In other words, it's the sort of book that people either snort at and walk away from, or it is a book that 'runs deep' with you.


I don't agree with Bolles' every premise. (I find his splitting of life into 'spiritual' and 'secular' especially aggravating, and at odds with his overall direction.)


What Dick Bolles does exceptionally well is ask good questions. Provocative writers do this, even if their prose contains no question marks. They make you look deep, look fresh, stand back, stand close, listen, puzzle over.


The power of Bolles' questions is not in analysis. His best questions are connected to emotions, to stories, to longings, to feelings. His is less a wisdom of lecturing than it is of pondering, of wondering.


If you are crazy enough to pick up a pen (or in my case, pencil) and a notebook, and give some space to musing with Bolles, I don't think you'll ever look at life the same way. (Certainly, at the very least, you could never look at your work the same way again.)
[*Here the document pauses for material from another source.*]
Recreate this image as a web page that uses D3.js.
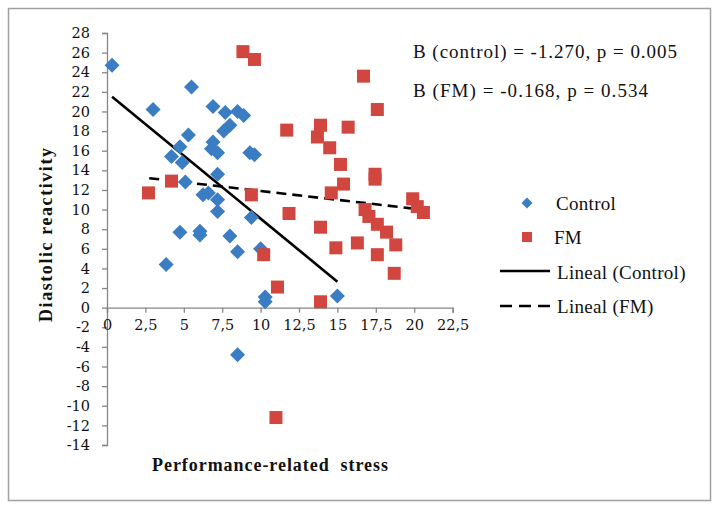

There are some big questions here that deserve long, slow consideration. What I am choosing to do with them is answer them in various ways: some with written answers, others with pictures or maps or physical creations.


I took his question, “What is the one thing, more than anything else in the world, that I would love to do?” and recast it as “What do I yearn to build – to build into, to build with?”
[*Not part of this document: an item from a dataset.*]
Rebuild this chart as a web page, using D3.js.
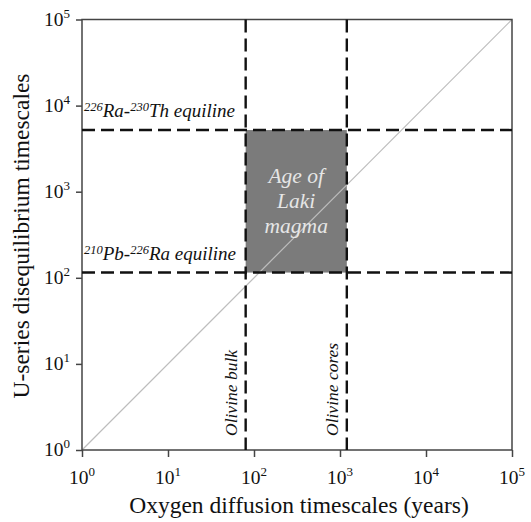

I then flicked through my copy of Beaver's Another 100 of the world's best houses and marked up the houses that I felt had a resonance with my response to this question. I decided to treat my work as a space that is built for others, a place for friends, a haven for the weary or the world-worn or down-trodden. I remembered my naming of several years ago as 'one who rejoices in the laughter of friends'.


I was looking (subconsiously) for places that could make people feel 'big' on the inside, and yet warm and secure. Places where conversation would flow as easily as silence. Places that were a shelter from the pounding elements, and yet in harmony with the wildness, having deep resonance with their surrounds whether the eye is looking from the outside in, or from a window outward.